Q: Are we better off today than we were when President Obama took office?
A: By most measures, yes. Obama was inaugurated in January 2009, when the recession's slide was steepest. U.S. payrolls lost 820,000 jobs that month, affecting every industry and region, and the unemployment rate rose by a half percentage point. Stock prices had fallen nearly in half and house prices by a third.
Today the economy is still struggling, but the United States is adding about 100,000 jobs a month across nearly every industry and region. While unemployment remains much too high at more than 8 percent, it is stable. Stock prices are almost back to their prerecession highs and house prices are rising in earnest again. Household incomes are lower and poverty rates are higher than when Obama took office, but this only shows how far the economy had fallen by the start of the president's term.
Q: Will the economy perform better over the next four years under President Obama or President Romney?

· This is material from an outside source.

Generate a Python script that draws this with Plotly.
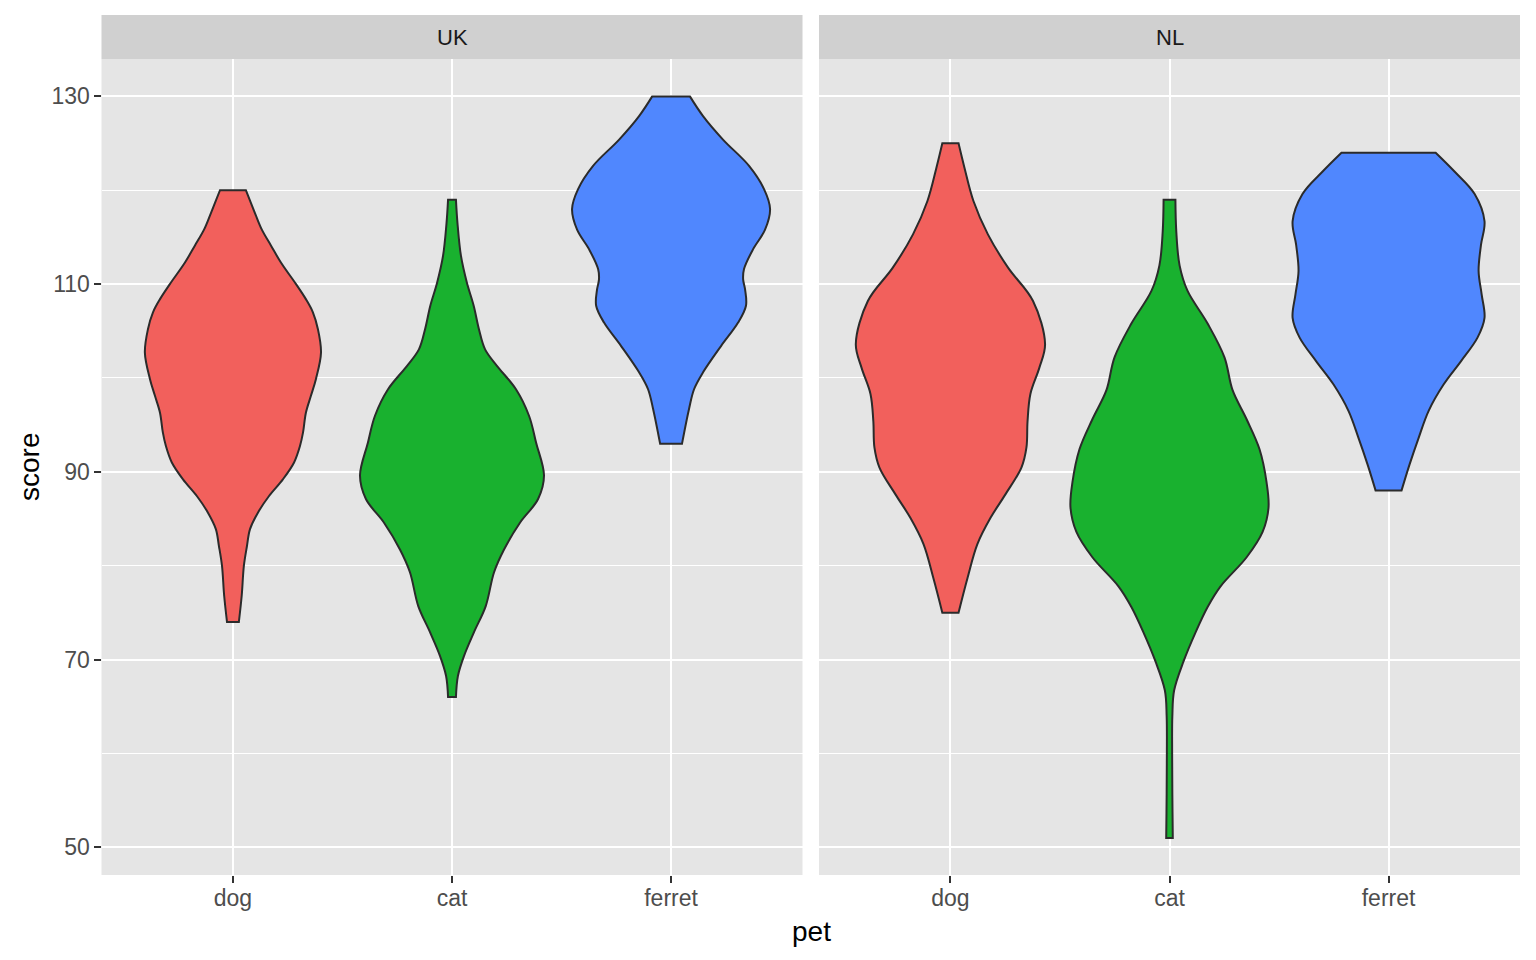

A: It probably won't make a big difference. Whoever is elected will have to deal with our fiscal problems. This includes scaling back the so-called fiscal cliff - the massive tax increases and spending cuts scheduled to occur in 2013 - as well as raising the Treasury debt ceiling again and laying out a credible path for tax increases and spending cuts over the next decade to stabilize the nation's debt load. The political stars are aligned so that either President Obama or President Romney will have to address these issues in roughly the same way.
But here's the good news: If lawmakers tackle these fiscal issues responsibly, as I expect they will, the difficult choices made over the last four years will begin to pay off. The economic wrongs that got us into the mess have largely been righted. Businesses have cut costs and are highly profitable, banks are well capitalized, and household debt loads are about as low as they have ever been. It is important that future generations facing similar economic crises know where the credit for all this lies.